Entries with chart source code:
■ ■ ■

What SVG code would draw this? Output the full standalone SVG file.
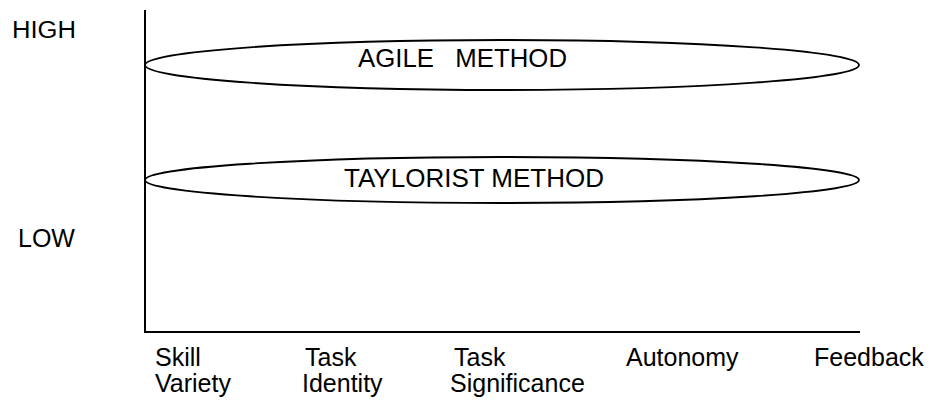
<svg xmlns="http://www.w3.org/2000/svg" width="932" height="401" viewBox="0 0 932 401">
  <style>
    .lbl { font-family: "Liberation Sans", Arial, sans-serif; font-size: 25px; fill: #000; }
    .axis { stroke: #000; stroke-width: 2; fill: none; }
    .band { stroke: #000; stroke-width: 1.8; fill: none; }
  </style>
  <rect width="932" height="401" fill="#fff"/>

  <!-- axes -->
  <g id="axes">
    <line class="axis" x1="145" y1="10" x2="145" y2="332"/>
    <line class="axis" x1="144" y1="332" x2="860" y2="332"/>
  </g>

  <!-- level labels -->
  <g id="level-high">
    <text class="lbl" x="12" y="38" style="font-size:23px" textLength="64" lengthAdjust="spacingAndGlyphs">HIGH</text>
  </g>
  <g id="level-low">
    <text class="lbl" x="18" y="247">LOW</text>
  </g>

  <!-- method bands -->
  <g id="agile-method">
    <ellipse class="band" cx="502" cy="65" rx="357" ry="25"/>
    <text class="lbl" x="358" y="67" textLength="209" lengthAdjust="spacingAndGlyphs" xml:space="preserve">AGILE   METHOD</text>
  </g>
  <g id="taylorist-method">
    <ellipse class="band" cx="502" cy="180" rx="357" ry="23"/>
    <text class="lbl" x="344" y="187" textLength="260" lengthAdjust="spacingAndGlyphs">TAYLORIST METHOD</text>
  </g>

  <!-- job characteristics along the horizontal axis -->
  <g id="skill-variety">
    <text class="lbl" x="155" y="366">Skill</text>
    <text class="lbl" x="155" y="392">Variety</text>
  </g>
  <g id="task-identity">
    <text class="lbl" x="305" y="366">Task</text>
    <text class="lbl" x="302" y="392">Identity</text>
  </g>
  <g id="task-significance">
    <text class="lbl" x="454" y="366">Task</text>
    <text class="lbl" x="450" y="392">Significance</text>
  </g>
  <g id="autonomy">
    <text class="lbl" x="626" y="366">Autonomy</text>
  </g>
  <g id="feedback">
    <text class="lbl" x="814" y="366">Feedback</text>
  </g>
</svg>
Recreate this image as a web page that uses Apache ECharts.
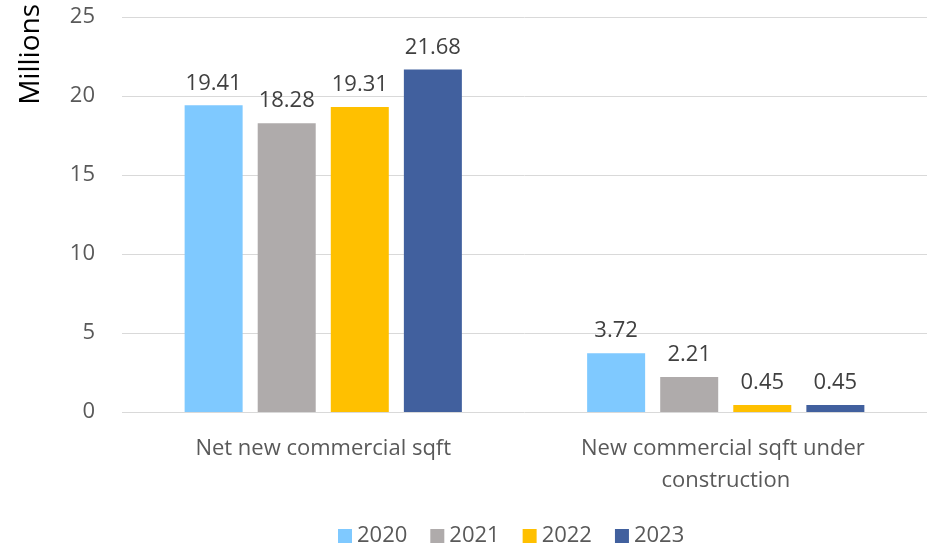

■ ■ ■

REQUEST => Print each record exactly as it stands, leaving the images out.

THE RESULT =>
What SVG code would draw this? Output the full standalone SVG file.
<svg xmlns="http://www.w3.org/2000/svg" width="932" height="401" viewBox="0 0 932 401">
  <style>
    .lbl { font-family: "Liberation Sans", Arial, sans-serif; font-size: 25px; fill: #000; }
    .axis { stroke: #000; stroke-width: 2; fill: none; }
    .band { stroke: #000; stroke-width: 1.8; fill: none; }
  </style>
  <rect width="932" height="401" fill="#fff"/>

  <!-- axes -->
  <g id="axes">
    <line class="axis" x1="145" y1="10" x2="145" y2="332"/>
    <line class="axis" x1="144" y1="332" x2="860" y2="332"/>
  </g>

  <!-- level labels -->
  <g id="level-high">
    <text class="lbl" x="12" y="38" style="font-size:23px" textLength="64" lengthAdjust="spacingAndGlyphs">HIGH</text>
  </g>
  <g id="level-low">
    <text class="lbl" x="18" y="247">LOW</text>
  </g>

  <!-- method bands -->
  <g id="agile-method">
    <ellipse class="band" cx="502" cy="65" rx="357" ry="25"/>
    <text class="lbl" x="358" y="67" textLength="209" lengthAdjust="spacingAndGlyphs" xml:space="preserve">AGILE   METHOD</text>
  </g>
  <g id="taylorist-method">
    <ellipse class="band" cx="502" cy="180" rx="357" ry="23"/>
    <text class="lbl" x="344" y="187" textLength="260" lengthAdjust="spacingAndGlyphs">TAYLORIST METHOD</text>
  </g>

  <!-- job characteristics along the horizontal axis -->
  <g id="skill-variety">
    <text class="lbl" x="155" y="366">Skill</text>
    <text class="lbl" x="155" y="392">Variety</text>
  </g>
  <g id="task-identity">
    <text class="lbl" x="305" y="366">Task</text>
    <text class="lbl" x="302" y="392">Identity</text>
  </g>
  <g id="task-significance">
    <text class="lbl" x="454" y="366">Task</text>
    <text class="lbl" x="450" y="392">Significance</text>
  </g>
  <g id="autonomy">
    <text class="lbl" x="626" y="366">Autonomy</text>
  </g>
  <g id="feedback">
    <text class="lbl" x="814" y="366">Feedback</text>
  </g>
</svg>
Recreate this image as a web page that uses Apache ECharts.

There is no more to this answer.